After the mortgage portfolio is simulated, the tool evaluates the change in the weighted average LTV after incorporation of a flood scenario. The change is based on a loss function – which estimates the drop in collateral value after a flood – obtained from research by ABN AMRO[5]. Since this loss function is dependent on the flood depth, a flood depth of either 50 or 200 centimeters can be chosen in the tool.

Extreme cases

From the geographical plots in Figure 1, one can derive that many parts of the country have a nonzero probability of flooding. One of the high-risk areas in the Netherlands is the province of Flevoland, which is on average 5 meters below sea level. Simulating a mortgage portfolio with properties located in Flevoland results in an increase of the average LTV from 0.64 to 0.94 (+47%) after a flood of 200 centimeters. This results in over 20% of the clients in the portfolio getting an LTV higher than 1, which is an important marker since the risk becomes significantly higher once the outstanding is larger than the property value.

The high-risk areas around the rivers in the provinces Gelderland, Noord-Brabant, and Limburg is another alarming example. The simulated mortgage portfolio in the postal code areas, specifically with the highest risks in these provinces, shows an increase in the average LTV from 0.58 to 0.85 (+47%) after a flood of 200 centimeters. Since the probabilities of floods in the area of this simulated portfolio are higher than once every 30 years, there are serious risks in this area. That being said, there are large differences to be found between provinces. For instance, in a low-risk province like Drenthe, the LTV is expected to only rise from 0.57 to 0.61 (+7%) after a flood of 200 centimeters. The popular saying in real estate also applies here; location matters!

To conclude

Data availability is often mentioned as the blocking issue for quantitative climate risk analyses. Thanks to the open data-source of Rijkswaterstaat this is less of an issue for flood risk in the Netherlands. By developing our dashboard, a quick insight into the potential change in LTV after a flood scenario can be provided with only a few assumptions. First results confirm the importance of flood risk on LTV and how this is largely influenced by the portfolio's location and concentration.
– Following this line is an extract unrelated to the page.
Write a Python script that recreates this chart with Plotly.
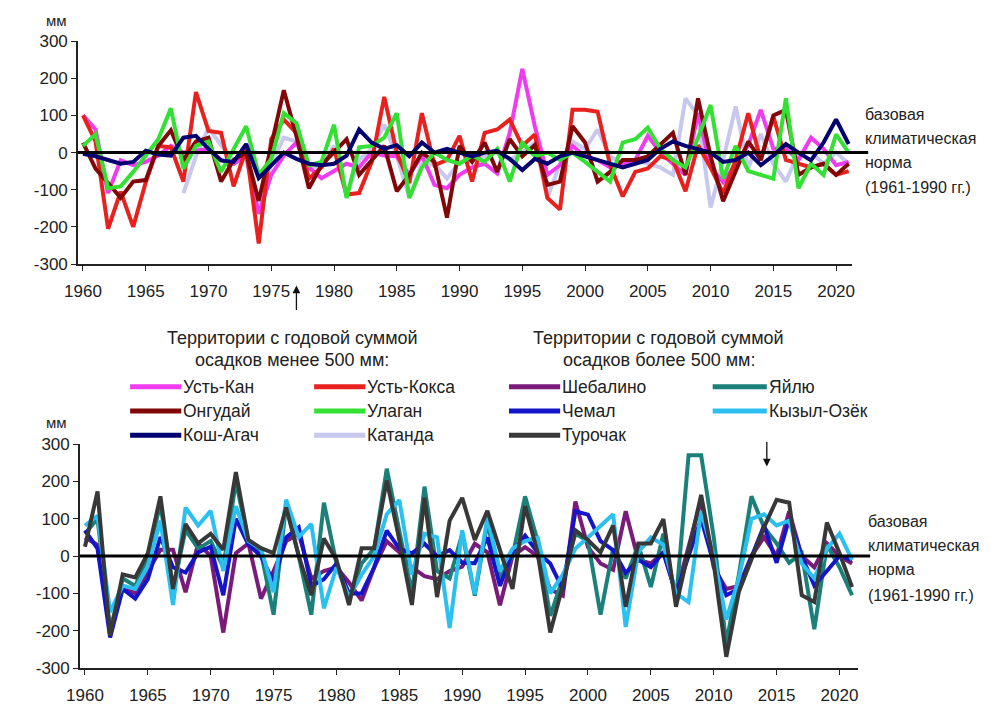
import plotly.graph_objects as go

years = list(range(1960, 2022))
tick_years = [1960, 1965, 1970, 1975, 1980, 1985, 1990, 1995, 2000, 2005, 2010, 2015, 2020]
y_ticks = [-300, -200, -100, 0, 100, 200, 300]
y_tick_text = ["-300", "-200", "-100", "0", "100", "200", "300"]

# ---- Territories < 500 mm (top panel) ----
ust_kan = [100, 62, -109, -21, -34, -25, -8, 18, 0, 5,
           10, -20, -30, -10, -165, -60, -8, 27, -40, -69,
           -50, -30, -40, 0, -8, -10, -60, -8, -87, -96,
           -60, -40, -30, -56, 53, 225, 71, -60, -34, 18,
           -10, -20, -40, -30, -20, 45, 0, -30, -60, 106,
           -40, -80, -30, 20, 115, 10, 10, -20, 40, 10,
           -34, -25]
ust_koksa = [100, 30, -205, -105, -200, -80, 18, 14, -78, 163,
             58, 53, -91, 10, -245, 36, 89, 53, -70, -40,
             10, -113, -109, -25, 150, 0, -82, 106, -34, -20,
             45, -78, 53, 62, 89, 18, 49, -122, -153, 115,
             115, 110, -34, -118, -52, -43, -10, -20, -104, 20,
             -40, -110, -20, 106, -20, 97, -20, -30, -40, -30,
             -60, -50]
ongudai = [27, -43, -82, -122, -78, -74, 18, 60, -20, 30,
           40, -78, -20, 0, -130, 18, 168, 45, -96, -34,
           0, 36, -60, -20, 18, -104, -60, 0, -25, -175,
           18, -25, 27, -52, 36, -10, 20, -87, -78, 71,
           27, -78, -52, -20, -20, -10, 20, 53, -60, 146,
           -10, -131, -50, 30, -20, 100, 115, -60, -40, -30,
           -60, -30]
ulagan = [18, 49, -96, -91, -52, -8, 36, 119, -43, 18,
          30, -52, 10, 71, -60, -17, 106, 80, -34, -25,
          75, -122, 14, 18, 40, 106, -122, -40, 0, -20,
          -30, -8, -25, 10, -78, 27, -10, 0, -20, 0,
          -25, -52, -78, 27, 36, 67, 10, -20, -40, 40,
          128, -70, 18, -50, -60, -70, 146, -96, -30, -60,
          49, 0]
kosh_agach = [-3, -10, -20, -30, -25, 5, -5, -8, 40, 45,
              10, -21, -25, 23, -69, -34, 0, -17, -30, -34,
              -30, -8, 62, 27, 10, 20, -10, 27, 0, 10,
              0, -10, 0, 5, -17, -47, -17, -30, -10, 0,
              -10, -20, -30, -40, -30, -20, 10, 30, 18, 10,
              0, -25, -20, 0, -34, -8, 23, 0, -21, 27,
              89, 23]
katanda = [None, None, None, None, None, None, None, None, -109, -10,
           67, 20, -20, -17, -160, -30, 40, 30, -43, -34,
           18, -118, -20, 10, 75, -8, -122, -30, -30, -70,
           -25, -20, -10, 0, -20, 0, 27, -122, -30, 30,
           10, 62, -10, -30, -20, -30, -40, -60, 146, 100,
           -148, -20, 124, -43, 50, -30, -78, 0, 0, -30,
           0, -30]

# ---- Territories > 500 mm (bottom panel) ----
shebalino = [50, 30, -200, -80, -100, -40, 17, 17, -97, 34,
             0, -205, 8, 34, -114, -40, 40, 60, -60, -40,
             -30, -71, -119, -30, 40, 10, -30, -54, -62, -40,
             -28, 33, 10, -132, 0, 24, 0, -89, -106, 146,
             24, -20, -37, 120, -10, -20, 10, -100, 20, 150,
             -30, -88, -80, 0, 51, 0, 120, 0, -30, 34,
             0, -20]
yaylyu = [60, 100, -200, -60, -80, 0, 140, -90, 70, 20,
          40, -30, 200, 40, 10, -157, 138, 0, -157, 143,
          -20, -114, -20, 20, 234, 60, -100, 186, -40, -60,
          60, -106, 90, -60, 0, 160, 40, -160, -60, 60,
          40, -157, 20, -60, 30, -83, 60, -120, 270, 270,
          51, -235, -50, 160, 77, 34, -18, 8, -196, 30,
          -30, -105]
chemal = [69, 20, -218, -88, -114, -62, 51, -30, -44, 10,
          25, -105, 100, 30, 0, -70, 50, 77, -80, -62,
          -20, -100, -100, -30, 68, 20, 7, 33, 0, 16,
          -18, -19, 50, -80, 10, 55, 10, -20, -89, 120,
          111, 40, 16, -45, -10, -30, 10, -100, 0, 100,
          -20, -105, -88, 0, 82, -18, 100, 0, -79, -40,
          0, -10]
kyzyl_ozek = [82, 108, -150, -79, -88, -27, 95, -131, 130, 82,
              121, -40, 134, 40, 20, -97, 151, 51, 86, -140,
              -30, -110, -50, 0, 112, 150, -50, 60, 50, -193,
              69, -102, 103, -40, 20, 40, 50, -100, -50, 20,
              50, 80, 112, -190, 10, 50, 30, -100, -123, 120,
              0, -170, -60, 100, 112, 82, 95, -20, -60, 20,
              60, -10]
turochak = [25, 173, -214, -49, -57, 8, 160, -88, 86, 34,
            60, 17, 225, 43, 21, 8, 130, 0, -105, 47,
            -10, -131, 21, 21, 203, 43, -131, 156, -110, 95,
            156, 43, 121, 20, -88, 134, 8, -205, -79, 69,
            43, 10, 82, -136, 34, 34, 99, -136, 10, 164,
            -20, -270, -96, -10, 77, 151, 143, -105, -123, 90,
            8, -83]

top_series = [
    ("Усть-Кан", ust_kan, "#F03CF0"),
    ("Усть-Кокса", ust_koksa, "#E8201E"),
    ("Онгудай", ongudai, "#800808"),
    ("Улаган", ulagan, "#33E033"),
    ("Кош-Агач", kosh_agach, "#000070"),
    ("Катанда", katanda, "#C8C8EE"),
]
bottom_series = [
    ("Шебалино", shebalino, "#7A1A7A"),
    ("Яйлю", yaylyu, "#1B807A"),
    ("Чемал", chemal, "#1414C8"),
    ("Кызыл-Озёк", kyzyl_ozek, "#2CC0F0"),
    ("Турочак", turochak, "#383838"),
]

W, H = 1004, 715
def px(x):
    return x / W
def py(y):
    return 1 - y / H

AX_FONT = "Liberation Sans, Arial, sans-serif"
NARROW = "Liberation Sans Narrow, Arial Narrow, Liberation Sans, sans-serif"

fig = go.Figure()
order_top = [5, 0, 1, 2, 3, 4]
for i in order_top:
    name, vals, col = top_series[i]
    fig.add_trace(go.Scatter(x=years, y=vals, name=name, mode="lines",
                             line=dict(color=col, width=4), xaxis="x", yaxis="y",
                             showlegend=False, connectgaps=False))
for name, vals, col in bottom_series:
    fig.add_trace(go.Scatter(x=years, y=vals, name=name, mode="lines",
                             line=dict(color=col, width=4), xaxis="x2", yaxis="y2",
                             showlegend=False))

axis_common = dict(showgrid=False, zeroline=False, showline=True, linecolor="#222",
                   linewidth=1.5, ticks="outside", ticklen=5, tickcolor="#222",
                   tickfont=dict(family=AX_FONT, size=17, color="#222"))

fig.update_layout(
    width=W, height=H,
    margin=dict(l=0, r=0, t=0, b=0),
    paper_bgcolor="white", plot_bgcolor="white",
    xaxis=dict(domain=[px(65), px(852)], range=[1959.6, 2021.3], anchor="y",
               tickvals=tick_years, ticklabelstandoff=6, **axis_common),
    yaxis=dict(domain=[py(262), py(33)], range=[-300, 300], anchor="x",
               tickvals=y_ticks, ticktext=y_tick_text, **axis_common),
    xaxis2=dict(domain=[px(67), px(858)], range=[1959.6, 2021.5], anchor="y2",
                tickvals=tick_years, ticklabelstandoff=6, **axis_common),
    yaxis2=dict(domain=[py(677), py(447)], range=[-300, 300], anchor="x2",
                tickvals=y_ticks, ticktext=y_tick_text, **axis_common),
)

shapes = []
shapes.append(dict(type="line", xref="paper", yref="y", x0=px(65), x1=px(868), y0=0, y1=0,
                   line=dict(color="black", width=3), layer="above"))
shapes.append(dict(type="line", xref="paper", yref="y2", x0=px(67), x1=px(870), y0=0, y1=0,
                   line=dict(color="black", width=3), layer="above"))

annotations = []
def text(x, y, s, size=16, family=AX_FONT, anchor="left", color="#222"):
    annotations.append(dict(x=px(x), y=py(y), xref="paper", yref="paper", text=s,
                            showarrow=False, xanchor=anchor, yanchor="middle",
                            font=dict(family=family, size=size, color=color)))

text(30, 12, "мм", size=15)
text(30, 425, "мм", size=15)

for yy, s in zip([108, 133, 158, 183], ["базовая", "климатическая", "норма", "(1961-1990 гг.)"]):
    text(863, yy, s, size=16)
for yy, s in zip([527, 551, 576, 602], ["базовая", "климатическая", "норма", "(1961-1990 гг.)"]):
    text(866, yy, s, size=16)

text(283, 338, "Территории с годовой суммой", size=18, family=NARROW, anchor="center")
text(283, 361, "осадков менее 500 мм:", size=18, family=NARROW, anchor="center")
text(655, 338, "Территории с годовой суммой", size=18, family=NARROW, anchor="center")
text(655, 361, "осадков более 500 мм:", size=18, family=NARROW, anchor="center")

legend_cols = [(118, 170), (305, 357), (503, 555), (710, 765)]
legend_rows = [388, 413, 438]
legend_layout = [
    (top_series[0], 0, 0), (top_series[1], 0, 1), (bottom_series[0], 0, 2), (bottom_series[1], 0, 3),
    (top_series[2], 1, 0), (top_series[3], 1, 1), (bottom_series[2], 1, 2), (bottom_series[3], 1, 3),
    (top_series[4], 2, 0), (top_series[5], 2, 1), (bottom_series[4], 2, 2),
]
for (name, _, col), r, c in legend_layout:
    x0, x1 = legend_cols[c]
    yy = legend_rows[r]
    shapes.append(dict(type="line", xref="paper", yref="paper", x0=px(x0), x1=px(x1),
                       y0=py(yy), y1=py(yy), line=dict(color=col, width=5)))
    text(x1, yy, name, size=17.5, family=NARROW)

annotations.append(dict(x=px(287), y=py(284), xref="paper", yref="paper", ax=0, ay=26,
                        axref="pixel", ayref="pixel", showarrow=True, arrowhead=2,
                        arrowsize=1.2, arrowwidth=1.3, arrowcolor="#111", text=""))
annotations.append(dict(x=px(765), y=py(470), xref="paper", yref="paper", ax=0, ay=-26,
                        axref="pixel", ayref="pixel", showarrow=True, arrowhead=2,
                        arrowsize=1.2, arrowwidth=1.3, arrowcolor="#111", text=""))

fig.update_layout(shapes=shapes, annotations=annotations)
fig.write_html("out.html")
We understand that these first results are extreme cases and banks might also have mortgages in less risky areas, therefore the inputs in the dashboard can be adjusted such that the simulation replicates a more realistic mortgage portfolio of a particular bank. Ideally, the analyses would be tailored to a non-simulated actual Dutch mortgage portfolio to get the most relevant insights.

On top of that, more accurate forecasts can be made once more data about floods and their consequences on property prices becomes available . The analysis is expandable to different climate risk hazards (e.g. wildfires, droughts) and different portfolios (e.g. corporates, agriculture loans). For example, drought can also have an impact on the flood risk since the dike walls may become unstable due to lack of rain. RiskQuest will keep its eyes on the innovations regarding climate risk and new insights in the data to improve the quantitative tools.

[1] ECB 2022 climate risk stress test, can be accessed via the link Climate Stress Test report by Banking supervision.

[2] The mentioned tool can be accessed via www.klimaateffectatlas.nl.

[3] This data is obtained from De Nederlandse Economie 2011 (chapter 9, figure 9.7 on page 215) by CBS. This paper can be accessed via https://www.cbs.nl/nl-nl/publicatie/2012/36/de-nederlandse-economie-2011.

[4] This data is obtained from CBS via https://www.cbs.nl/nl-nl/dossier/nederland-regionaal/geografische-data/gegevens-per-postcode.

[5] The research mentioned is the paper Economische impact van toekomstige overstromingen in Nederland from ABN AMRO (7 december 2020).